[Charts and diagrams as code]

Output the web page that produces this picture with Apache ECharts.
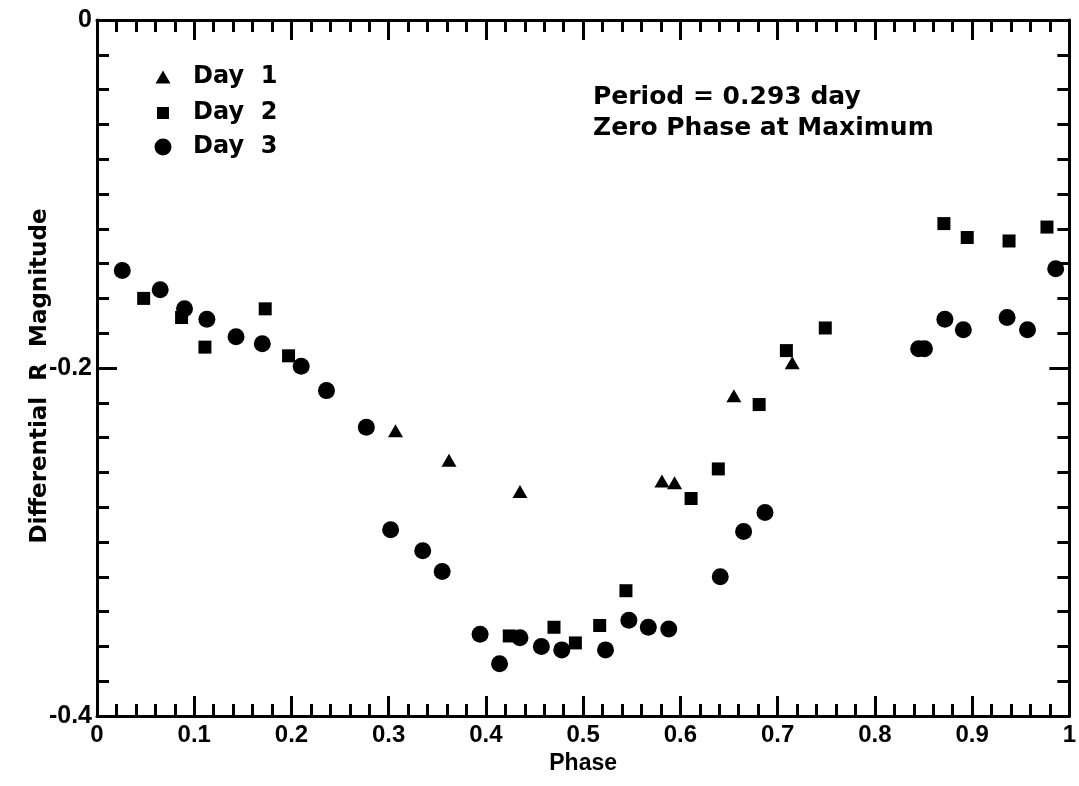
<!DOCTYPE html>
<html>
<head>
<meta charset="utf-8">
<script src="https://cdn.jsdelivr.net/npm/echarts@6/dist/echarts.min.js"></script>
<style>
  html, body { margin: 0; padding: 0; background: #fff; }
  #chart { width: 1079px; height: 786px; }
</style>
</head>
<body>
<div id="chart"></div>
<script>
// phase, differential R magnitude
const day1 = [
  [0.307, -0.236], [0.362, -0.253], [0.435, -0.271], [0.581, -0.265],
  [0.594, -0.266], [0.655, -0.216], [0.715, -0.197]
];
const day2 = [
  [0.048, -0.160], [0.087, -0.171], [0.111, -0.188], [0.173, -0.166],
  [0.197, -0.193], [0.424, -0.354], [0.470, -0.349], [0.492, -0.358],
  [0.517, -0.348], [0.544, -0.328], [0.611, -0.275], [0.639, -0.258],
  [0.681, -0.221], [0.709, -0.190], [0.749, -0.177], [0.871, -0.117],
  [0.895, -0.125], [0.938, -0.127], [0.977, -0.119]
];
const day3 = [
  [0.026, -0.144], [0.065, -0.155], [0.090, -0.166], [0.113, -0.172],
  [0.143, -0.182], [0.170, -0.186], [0.210, -0.199], [0.236, -0.213],
  [0.277, -0.234], [0.302, -0.293], [0.335, -0.305], [0.355, -0.317],
  [0.394, -0.353], [0.414, -0.370], [0.435, -0.355], [0.457, -0.360],
  [0.478, -0.362], [0.523, -0.362], [0.547, -0.345], [0.567, -0.349],
  [0.588, -0.350], [0.641, -0.320], [0.665, -0.294], [0.687, -0.283],
  [0.845, -0.189], [0.851, -0.189], [0.872, -0.172], [0.891, -0.178],
  [0.936, -0.171], [0.957, -0.178], [0.986, -0.143]
];
const seriesNames = ['Day  1', 'Day  2', 'Day  3'];
const notes = ['Period = 0.293 day', 'Zero Phase at Maximum'];
const yTitle = 'Differential  R  Magnitude';

const font = 'Liberation Sans, Arial, sans-serif';
const wide = 'DejaVu Sans, sans-serif';
const tickStyle = { color: '#000', width: 3 };

function xAxisCfg(pos, labels) {
  return {
    type: 'value', position: pos, min: 0, max: 1, interval: 0.1,
    axisLine: { show: true, onZero: false, lineStyle: tickStyle },
    axisTick: { show: true, inside: true, length: 20, lineStyle: tickStyle },
    minorTick: { show: true, splitNumber: 5, length: 12, lineStyle: tickStyle },
    splitLine: { show: false },
    axisLabel: {
      show: labels, color: '#000', fontFamily: font, fontWeight: 'bold', fontSize: 24, margin: 7,
      formatter: v => String(Math.round(v * 10) / 10)
    },
    name: labels ? 'Phase' : '', nameLocation: 'middle', nameGap: 36,
    nameTextStyle: { color: '#000', fontFamily: font, fontWeight: 'bold', fontSize: 23 }
  };
}
function yAxisCfg(pos, labels) {
  return {
    type: 'value', position: pos, min: -0.4, max: 0, interval: 0.2,
    axisLine: { show: true, onZero: false, lineStyle: tickStyle },
    axisTick: { show: true, inside: true, length: 20, lineStyle: tickStyle },
    minorTick: { show: true, splitNumber: 10, length: 12, lineStyle: tickStyle },
    splitLine: { show: false },
    axisLabel: {
      show: labels, color: '#000', fontFamily: font, fontWeight: 'bold', fontSize: 25, margin: 5,
      formatter: v => String(Math.round(v * 10) / 10)
    }
  };
}

// one legend block per row so each symbol keeps its own size
const legendRows = [
  { y: 72, w: 15, h: 13 },
  { y: 108, w: 12, h: 12 },
  { y: 142, w: 17, h: 17 }
];
const legends = legendRows.map((r, i) => ({
  data: [seriesNames[i]],
  left: 158 - r.w / 2, top: r.y - 12,
  itemWidth: r.w, itemHeight: r.h,
  textStyle: {
    color: '#000', fontFamily: wide, fontWeight: 'bold', fontSize: 24, lineHeight: 24,
    padding: [0, 0, 0, 188 - (158 + r.w / 2 + 5)]
  }
}));

const graphics = notes.map((t, i) => ({
  type: 'text', left: 593, top: 85 + i * 31,
  style: { text: t, fill: '#000', font: 'bold 25px ' + wide }
}));
// rotated y axis title
graphics.push({
  type: 'text', x: 52, y: 376, rotation: Math.PI / 2,
  style: {
    text: yTitle, fill: '#000', font: 'bold 23px ' + wide,
    align: 'center', verticalAlign: 'bottom',
    textAlign: 'center', textVerticalAlign: 'bottom'
  }
});

const chart = echarts.init(document.getElementById('chart'));
const option = {
  backgroundColor: '#fff',
  animation: false,
  grid: { left: 97, right: 7, top: 20, bottom: 70 },
  xAxis: [xAxisCfg('bottom', true), xAxisCfg('top', false)],
  yAxis: [yAxisCfg('left', true), yAxisCfg('right', false)],
  legend: legends,
  graphic: graphics,
  series: [
    { name: seriesNames[0], type: 'scatter', data: day1, symbol: 'triangle', symbolSize: [15, 13],
      itemStyle: { color: '#000', opacity: 1 } },
    { name: seriesNames[1], type: 'scatter', data: day2, symbol: 'rect', symbolSize: 13,
      itemStyle: { color: '#000', opacity: 1 } },
    { name: seriesNames[2], type: 'scatter', data: day3, symbol: 'circle', symbolSize: 17,
      itemStyle: { color: '#000', opacity: 1 } }
  ]
};
chart.setOption(option);
</script>
</body>
</html>
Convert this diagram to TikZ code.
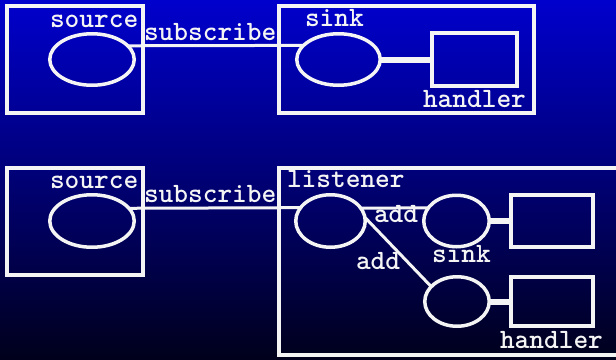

AIM OF THE TASK
Without the pictures, write out the whole listing above exactly as it appears.

ANSWER BELOW
Output the web page that produces this picture with Apache ECharts.
<!DOCTYPE html>
<html>
<head>
<meta charset="utf-8">
<script src="https://cdn.jsdelivr.net/npm/echarts@6/dist/echarts.min.js"></script>
<style>
  html, body { margin: 0; padding: 0; background: #fff; }
  #chart { width: 1079px; height: 786px; }
</style>
</head>
<body>
<div id="chart"></div>
<script>
// phase, differential R magnitude
const day1 = [
  [0.307, -0.236], [0.362, -0.253], [0.435, -0.271], [0.581, -0.265],
  [0.594, -0.266], [0.655, -0.216], [0.715, -0.197]
];
const day2 = [
  [0.048, -0.160], [0.087, -0.171], [0.111, -0.188], [0.173, -0.166],
  [0.197, -0.193], [0.424, -0.354], [0.470, -0.349], [0.492, -0.358],
  [0.517, -0.348], [0.544, -0.328], [0.611, -0.275], [0.639, -0.258],
  [0.681, -0.221], [0.709, -0.190], [0.749, -0.177], [0.871, -0.117],
  [0.895, -0.125], [0.938, -0.127], [0.977, -0.119]
];
const day3 = [
  [0.026, -0.144], [0.065, -0.155], [0.090, -0.166], [0.113, -0.172],
  [0.143, -0.182], [0.170, -0.186], [0.210, -0.199], [0.236, -0.213],
  [0.277, -0.234], [0.302, -0.293], [0.335, -0.305], [0.355, -0.317],
  [0.394, -0.353], [0.414, -0.370], [0.435, -0.355], [0.457, -0.360],
  [0.478, -0.362], [0.523, -0.362], [0.547, -0.345], [0.567, -0.349],
  [0.588, -0.350], [0.641, -0.320], [0.665, -0.294], [0.687, -0.283],
  [0.845, -0.189], [0.851, -0.189], [0.872, -0.172], [0.891, -0.178],
  [0.936, -0.171], [0.957, -0.178], [0.986, -0.143]
];
const seriesNames = ['Day  1', 'Day  2', 'Day  3'];
const notes = ['Period = 0.293 day', 'Zero Phase at Maximum'];
const yTitle = 'Differential  R  Magnitude';

const font = 'Liberation Sans, Arial, sans-serif';
const wide = 'DejaVu Sans, sans-serif';
const tickStyle = { color: '#000', width: 3 };

function xAxisCfg(pos, labels) {
  return {
    type: 'value', position: pos, min: 0, max: 1, interval: 0.1,
    axisLine: { show: true, onZero: false, lineStyle: tickStyle },
    axisTick: { show: true, inside: true, length: 20, lineStyle: tickStyle },
    minorTick: { show: true, splitNumber: 5, length: 12, lineStyle: tickStyle },
    splitLine: { show: false },
    axisLabel: {
      show: labels, color: '#000', fontFamily: font, fontWeight: 'bold', fontSize: 24, margin: 7,
      formatter: v => String(Math.round(v * 10) / 10)
    },
    name: labels ? 'Phase' : '', nameLocation: 'middle', nameGap: 36,
    nameTextStyle: { color: '#000', fontFamily: font, fontWeight: 'bold', fontSize: 23 }
  };
}
function yAxisCfg(pos, labels) {
  return {
    type: 'value', position: pos, min: -0.4, max: 0, interval: 0.2,
    axisLine: { show: true, onZero: false, lineStyle: tickStyle },
    axisTick: { show: true, inside: true, length: 20, lineStyle: tickStyle },
    minorTick: { show: true, splitNumber: 10, length: 12, lineStyle: tickStyle },
    splitLine: { show: false },
    axisLabel: {
      show: labels, color: '#000', fontFamily: font, fontWeight: 'bold', fontSize: 25, margin: 5,
      formatter: v => String(Math.round(v * 10) / 10)
    }
  };
}

// one legend block per row so each symbol keeps its own size
const legendRows = [
  { y: 72, w: 15, h: 13 },
  { y: 108, w: 12, h: 12 },
  { y: 142, w: 17, h: 17 }
];
const legends = legendRows.map((r, i) => ({
  data: [seriesNames[i]],
  left: 158 - r.w / 2, top: r.y - 12,
  itemWidth: r.w, itemHeight: r.h,
  textStyle: {
    color: '#000', fontFamily: wide, fontWeight: 'bold', fontSize: 24, lineHeight: 24,
    padding: [0, 0, 0, 188 - (158 + r.w / 2 + 5)]
  }
}));

const graphics = notes.map((t, i) => ({
  type: 'text', left: 593, top: 85 + i * 31,
  style: { text: t, fill: '#000', font: 'bold 25px ' + wide }
}));
// rotated y axis title
graphics.push({
  type: 'text', x: 52, y: 376, rotation: Math.PI / 2,
  style: {
    text: yTitle, fill: '#000', font: 'bold 23px ' + wide,
    align: 'center', verticalAlign: 'bottom',
    textAlign: 'center', textVerticalAlign: 'bottom'
  }
});

const chart = echarts.init(document.getElementById('chart'));
const option = {
  backgroundColor: '#fff',
  animation: false,
  grid: { left: 97, right: 7, top: 20, bottom: 70 },
  xAxis: [xAxisCfg('bottom', true), xAxisCfg('top', false)],
  yAxis: [yAxisCfg('left', true), yAxisCfg('right', false)],
  legend: legends,
  graphic: graphics,
  series: [
    { name: seriesNames[0], type: 'scatter', data: day1, symbol: 'triangle', symbolSize: [15, 13],
      itemStyle: { color: '#000', opacity: 1 } },
    { name: seriesNames[1], type: 'scatter', data: day2, symbol: 'rect', symbolSize: 13,
      itemStyle: { color: '#000', opacity: 1 } },
    { name: seriesNames[2], type: 'scatter', data: day3, symbol: 'circle', symbolSize: 17,
      itemStyle: { color: '#000', opacity: 1 } }
  ]
};
chart.setOption(option);
</script>
</body>
</html>
Convert this diagram to TikZ code.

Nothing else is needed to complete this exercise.